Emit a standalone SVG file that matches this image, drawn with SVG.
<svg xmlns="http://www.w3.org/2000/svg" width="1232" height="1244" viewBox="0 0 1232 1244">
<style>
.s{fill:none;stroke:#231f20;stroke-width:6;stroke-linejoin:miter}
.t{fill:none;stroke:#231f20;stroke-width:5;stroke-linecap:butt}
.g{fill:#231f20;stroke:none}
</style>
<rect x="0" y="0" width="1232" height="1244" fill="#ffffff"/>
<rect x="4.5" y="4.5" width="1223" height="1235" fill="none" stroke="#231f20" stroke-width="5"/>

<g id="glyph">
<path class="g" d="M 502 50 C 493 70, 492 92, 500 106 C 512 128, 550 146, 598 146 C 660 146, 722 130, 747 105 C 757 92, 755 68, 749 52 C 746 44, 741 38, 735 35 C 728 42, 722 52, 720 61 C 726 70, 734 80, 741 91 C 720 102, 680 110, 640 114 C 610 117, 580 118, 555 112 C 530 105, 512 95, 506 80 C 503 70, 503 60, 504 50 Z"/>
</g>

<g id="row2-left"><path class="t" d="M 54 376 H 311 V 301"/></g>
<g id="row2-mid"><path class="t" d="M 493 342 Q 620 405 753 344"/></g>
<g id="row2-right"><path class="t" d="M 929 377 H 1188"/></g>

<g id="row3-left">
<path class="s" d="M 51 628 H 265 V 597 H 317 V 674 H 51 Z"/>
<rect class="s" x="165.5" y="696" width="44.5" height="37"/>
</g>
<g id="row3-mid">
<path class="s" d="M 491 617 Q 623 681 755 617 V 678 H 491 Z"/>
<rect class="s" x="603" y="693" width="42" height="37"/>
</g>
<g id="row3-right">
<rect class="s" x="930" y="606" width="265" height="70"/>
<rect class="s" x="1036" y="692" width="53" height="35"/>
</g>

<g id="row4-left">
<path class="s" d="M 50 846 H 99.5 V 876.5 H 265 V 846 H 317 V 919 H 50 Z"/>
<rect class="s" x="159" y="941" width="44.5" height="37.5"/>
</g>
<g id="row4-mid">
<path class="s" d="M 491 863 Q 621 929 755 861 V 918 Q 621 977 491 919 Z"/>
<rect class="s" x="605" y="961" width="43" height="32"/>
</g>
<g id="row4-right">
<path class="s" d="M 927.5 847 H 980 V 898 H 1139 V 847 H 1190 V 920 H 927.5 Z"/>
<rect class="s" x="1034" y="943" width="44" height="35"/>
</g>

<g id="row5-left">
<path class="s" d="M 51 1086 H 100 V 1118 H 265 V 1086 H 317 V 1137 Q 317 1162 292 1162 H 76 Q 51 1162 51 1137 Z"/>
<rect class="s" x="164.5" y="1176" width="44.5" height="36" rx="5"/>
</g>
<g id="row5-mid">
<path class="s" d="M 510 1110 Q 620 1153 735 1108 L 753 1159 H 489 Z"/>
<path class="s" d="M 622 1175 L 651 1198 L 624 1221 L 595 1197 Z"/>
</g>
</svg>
**********
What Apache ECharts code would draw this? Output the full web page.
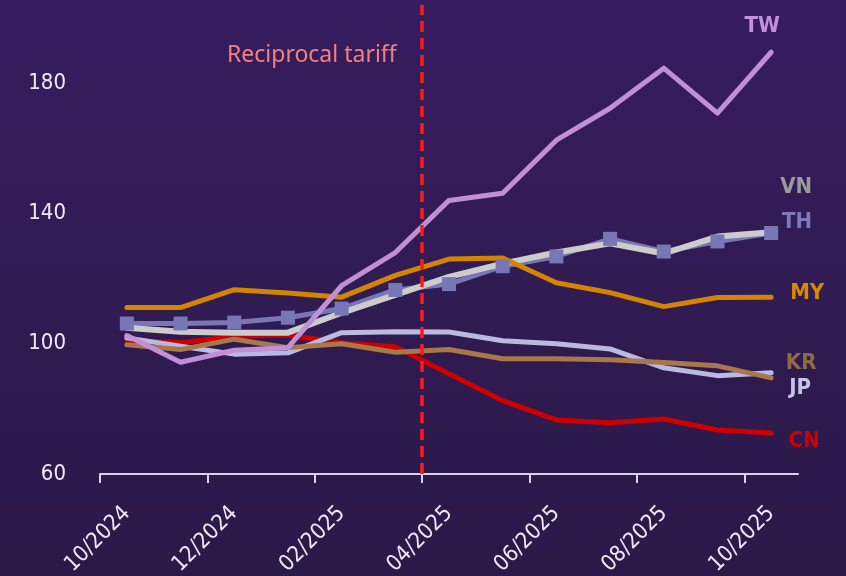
**********
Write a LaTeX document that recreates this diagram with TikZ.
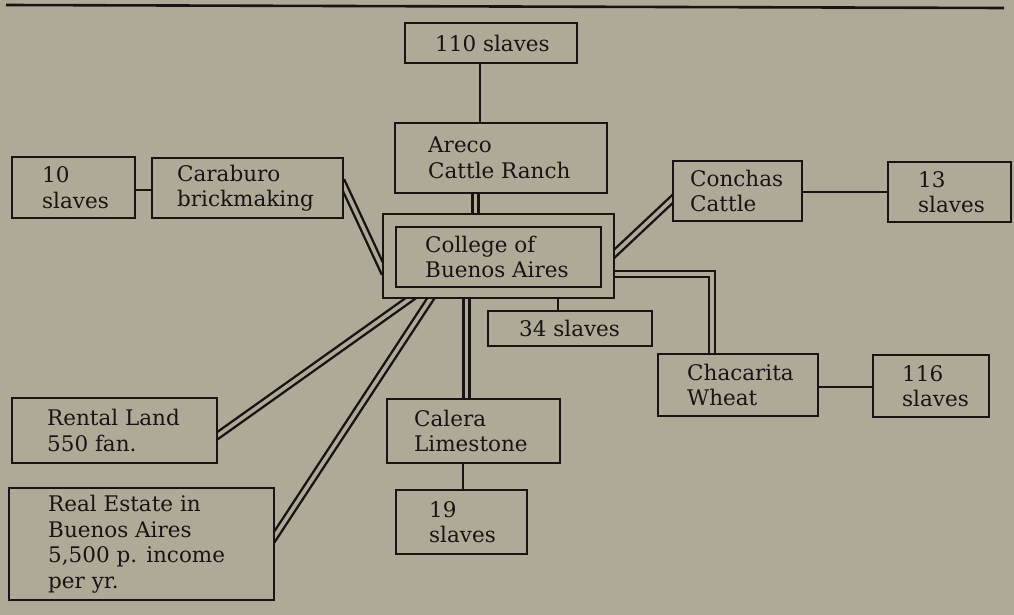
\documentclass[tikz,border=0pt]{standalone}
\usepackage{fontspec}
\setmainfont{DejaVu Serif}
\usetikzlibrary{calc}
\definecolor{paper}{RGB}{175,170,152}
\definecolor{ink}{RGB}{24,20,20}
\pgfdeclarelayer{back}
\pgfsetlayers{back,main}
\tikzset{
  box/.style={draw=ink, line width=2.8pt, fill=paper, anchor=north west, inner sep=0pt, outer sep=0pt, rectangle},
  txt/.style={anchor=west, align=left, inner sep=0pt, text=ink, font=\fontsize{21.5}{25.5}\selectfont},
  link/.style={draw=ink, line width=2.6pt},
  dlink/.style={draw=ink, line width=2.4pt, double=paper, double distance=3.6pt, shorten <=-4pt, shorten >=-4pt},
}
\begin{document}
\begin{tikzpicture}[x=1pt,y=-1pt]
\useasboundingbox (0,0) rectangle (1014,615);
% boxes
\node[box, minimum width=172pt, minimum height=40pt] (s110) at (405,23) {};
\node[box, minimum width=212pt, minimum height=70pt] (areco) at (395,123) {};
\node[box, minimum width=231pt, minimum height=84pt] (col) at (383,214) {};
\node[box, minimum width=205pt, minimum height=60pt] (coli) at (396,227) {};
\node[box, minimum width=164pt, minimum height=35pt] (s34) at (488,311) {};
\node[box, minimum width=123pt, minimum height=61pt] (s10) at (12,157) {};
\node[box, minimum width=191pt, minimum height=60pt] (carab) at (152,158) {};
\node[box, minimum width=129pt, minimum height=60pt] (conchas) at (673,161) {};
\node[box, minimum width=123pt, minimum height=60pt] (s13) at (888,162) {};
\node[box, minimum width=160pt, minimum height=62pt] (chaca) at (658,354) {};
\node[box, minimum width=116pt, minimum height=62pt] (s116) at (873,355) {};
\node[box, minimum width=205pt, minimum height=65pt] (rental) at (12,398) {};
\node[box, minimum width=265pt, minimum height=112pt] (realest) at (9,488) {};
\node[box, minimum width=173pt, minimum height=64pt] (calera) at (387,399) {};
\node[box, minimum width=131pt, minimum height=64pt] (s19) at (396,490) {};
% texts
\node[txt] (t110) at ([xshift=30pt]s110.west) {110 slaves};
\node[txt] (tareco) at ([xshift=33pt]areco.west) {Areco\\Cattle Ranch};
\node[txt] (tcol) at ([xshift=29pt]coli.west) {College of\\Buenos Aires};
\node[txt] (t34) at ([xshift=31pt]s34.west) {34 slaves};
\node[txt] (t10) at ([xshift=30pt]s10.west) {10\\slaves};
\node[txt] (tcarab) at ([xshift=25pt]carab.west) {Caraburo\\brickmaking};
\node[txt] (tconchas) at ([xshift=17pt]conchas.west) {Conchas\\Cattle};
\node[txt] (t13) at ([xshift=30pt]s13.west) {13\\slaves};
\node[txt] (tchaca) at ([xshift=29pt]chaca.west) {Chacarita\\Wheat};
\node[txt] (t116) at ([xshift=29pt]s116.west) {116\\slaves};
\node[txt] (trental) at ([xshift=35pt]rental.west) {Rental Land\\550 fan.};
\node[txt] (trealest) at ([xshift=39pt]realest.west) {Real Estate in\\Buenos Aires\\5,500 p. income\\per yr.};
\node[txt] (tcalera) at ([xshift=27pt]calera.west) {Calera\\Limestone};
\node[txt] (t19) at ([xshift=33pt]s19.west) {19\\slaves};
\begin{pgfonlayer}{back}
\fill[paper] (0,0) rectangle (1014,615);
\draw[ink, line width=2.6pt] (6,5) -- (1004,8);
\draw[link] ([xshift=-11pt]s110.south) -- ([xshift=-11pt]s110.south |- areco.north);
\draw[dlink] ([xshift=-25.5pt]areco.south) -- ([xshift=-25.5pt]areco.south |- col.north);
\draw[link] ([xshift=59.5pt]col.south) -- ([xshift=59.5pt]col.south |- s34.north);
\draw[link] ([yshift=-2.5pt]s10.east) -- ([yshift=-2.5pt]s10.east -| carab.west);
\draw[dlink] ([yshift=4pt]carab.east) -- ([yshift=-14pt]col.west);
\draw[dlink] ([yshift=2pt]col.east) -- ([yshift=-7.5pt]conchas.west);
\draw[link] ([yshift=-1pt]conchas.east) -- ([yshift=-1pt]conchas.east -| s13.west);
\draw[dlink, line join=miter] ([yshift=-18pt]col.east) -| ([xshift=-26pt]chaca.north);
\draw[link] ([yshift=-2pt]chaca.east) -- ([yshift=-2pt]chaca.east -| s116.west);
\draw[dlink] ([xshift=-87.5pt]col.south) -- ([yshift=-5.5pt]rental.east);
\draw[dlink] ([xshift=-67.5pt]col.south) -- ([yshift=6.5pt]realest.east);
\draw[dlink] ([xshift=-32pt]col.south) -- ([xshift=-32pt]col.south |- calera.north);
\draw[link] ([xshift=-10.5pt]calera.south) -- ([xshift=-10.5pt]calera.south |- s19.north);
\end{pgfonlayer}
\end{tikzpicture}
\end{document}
**********
# WHAT THIS TASK INVOLVES:
Each line that holds the word "with" should be extracted from the records.

# TASK OUTPUT:
Emit a standalone SVG file that matches this image, drawn with SVG.
Write a LaTeX document that recreates this diagram with TikZ.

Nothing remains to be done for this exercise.